Some have another day job, but are looking to transition out of it. Some have quit their job to take up farming. Some are retirees or former military veterans. Others are institutional customers such as college or corporate campuses, looking to stock on-site canteens and restaurants. In other words, says Seaman, these ‘farmers’ don’t have to be agricultural experts, or even that experienced at growing leafy greens, because data generated by the highly connected LGM makes the job easy for them.

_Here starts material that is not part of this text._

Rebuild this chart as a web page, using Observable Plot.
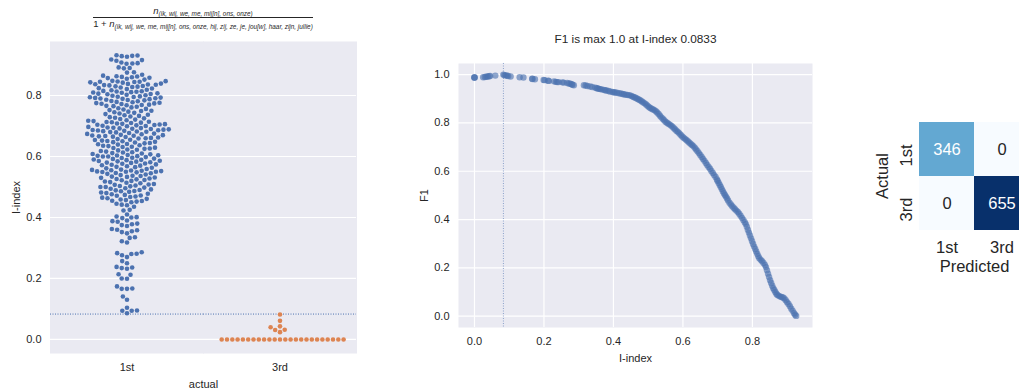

This is how it works: each LGM contains 10 IoT-enabled sensors that give the farmers insight into what’s happening inside their container farm, via a mobile app, Farmhand Connect. These sensors measure temperature, humidity and CO2 levels in the container (its climate) and the temperature, pH level and nutrient level of the water fed to crops. Customers can check up on these stats at any time and receive alerts of any changes in the container environment. A local automation controller, meanwhile, handles the hydroponic system and LED lighting. Says Seaman:

By offering a connected, controlled farming environment, we’ve been able to de-risk the growing cycle for our farmers. That means that they may only need to visit the pod every few days, maybe two days a week, instead of every day. As simple as that sounds, if you can reduce time spent inside the farm, the economies of farming start to make sense. It makes being a farmer more appealing, because there’s more time to spend on marketing your stand at a local farmer’s market or signing up local restaurants, for example.


The technology behind this centers on the Xively (pronounced ‘zively’) IoT platform from LogMeIn, which acts as a link between the sensors in each LGM container farm and Freight Farms’ cloud deployment on Amazon Web Services (AWS), where the data is processed, stored and served back to users via the app.

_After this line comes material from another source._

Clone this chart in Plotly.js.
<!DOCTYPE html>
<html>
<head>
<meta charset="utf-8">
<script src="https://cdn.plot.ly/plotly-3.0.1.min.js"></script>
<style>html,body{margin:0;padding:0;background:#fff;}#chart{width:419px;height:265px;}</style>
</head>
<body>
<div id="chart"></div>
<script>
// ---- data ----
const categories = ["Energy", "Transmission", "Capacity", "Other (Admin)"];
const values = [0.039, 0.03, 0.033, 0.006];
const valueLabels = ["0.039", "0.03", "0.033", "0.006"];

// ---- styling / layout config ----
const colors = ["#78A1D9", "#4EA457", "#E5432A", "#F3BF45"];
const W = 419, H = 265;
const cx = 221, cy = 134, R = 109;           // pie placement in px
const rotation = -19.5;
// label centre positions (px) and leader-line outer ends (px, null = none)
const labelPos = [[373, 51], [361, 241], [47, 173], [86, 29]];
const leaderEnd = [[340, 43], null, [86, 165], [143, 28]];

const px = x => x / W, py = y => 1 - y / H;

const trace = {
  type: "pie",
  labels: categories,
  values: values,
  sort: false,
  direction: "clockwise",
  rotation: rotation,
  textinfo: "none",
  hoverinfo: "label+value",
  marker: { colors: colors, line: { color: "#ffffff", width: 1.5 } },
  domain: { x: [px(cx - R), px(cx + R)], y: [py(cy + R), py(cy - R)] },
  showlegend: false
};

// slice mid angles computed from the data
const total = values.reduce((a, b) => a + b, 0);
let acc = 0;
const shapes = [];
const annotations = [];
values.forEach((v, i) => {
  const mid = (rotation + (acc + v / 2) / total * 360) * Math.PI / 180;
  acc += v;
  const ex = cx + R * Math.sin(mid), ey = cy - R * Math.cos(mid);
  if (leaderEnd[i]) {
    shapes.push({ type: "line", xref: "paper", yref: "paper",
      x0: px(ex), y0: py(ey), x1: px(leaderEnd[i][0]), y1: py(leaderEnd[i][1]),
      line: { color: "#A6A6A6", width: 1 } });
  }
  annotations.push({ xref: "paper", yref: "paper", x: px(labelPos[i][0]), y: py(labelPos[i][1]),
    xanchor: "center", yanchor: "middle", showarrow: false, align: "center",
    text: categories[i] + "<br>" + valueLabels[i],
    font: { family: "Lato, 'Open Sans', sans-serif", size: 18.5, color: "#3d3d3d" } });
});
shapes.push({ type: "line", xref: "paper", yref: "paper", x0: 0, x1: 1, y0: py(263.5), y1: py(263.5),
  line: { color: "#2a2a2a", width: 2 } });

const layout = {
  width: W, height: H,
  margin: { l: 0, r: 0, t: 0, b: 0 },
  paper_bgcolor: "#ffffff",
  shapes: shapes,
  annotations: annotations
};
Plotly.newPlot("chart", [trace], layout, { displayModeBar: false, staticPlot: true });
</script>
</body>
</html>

Xively also offers integrations with Salesforce, which Freight Farms uses for its customer relationship management processes. The company is now focusing on building up its case management capabilities in Salesforce, so if data from an LGM points to a problem, Freight Farms’ small, Boston-based support team can identify the issue and act quickly. Says Seaman:

What we love about alerts is their ability to build trust between the end user and the product. What the user sees via the Farmhand Connect app is based on alerts they’ve defined themselves: they can see when a pump turns off or on, or if the lights are off or on, take temperature readings and so on. They can get push notifications for any of the ten sensors in their LGM - it’s up to them.

But they also expect a certain level of support from Freight Farms, too, so we’re working on building a second layer of alerting for own our staff. That will focus on patterns of readings that might indicate problems based on parameters set by us - if a raised temperature alert continues over a certain period time, for example. It shows to customers that we’re keeping watch, too.

Linking Xively interactions to Freight Farms’ analytics in AWS DynamoDB, meanwhile, gives the company better insights into how customers are using their farms, according to Seaman. That helps it to build new features and functions for the app as well as gather intelligence on ideal growing conditions for different crops, in different regions, that it can then pass on to its customer community.

Leafy greens are some of the least transportable fresh products, liable to wilt if forced to travel far in less-than-ideal conditions, as Seaman points out:

But a Leafy Green Machine can sit comfortably in an urban environment, close to the end consumers it’s intended to serve. And because it’s a controlled environment, and because we’ve de-risked the production side of farming, it gives farmers guaranteed yields that they can pass on to commercial customers in the form of guaranteed availability. That’s something farmers and farms have never been able to do before.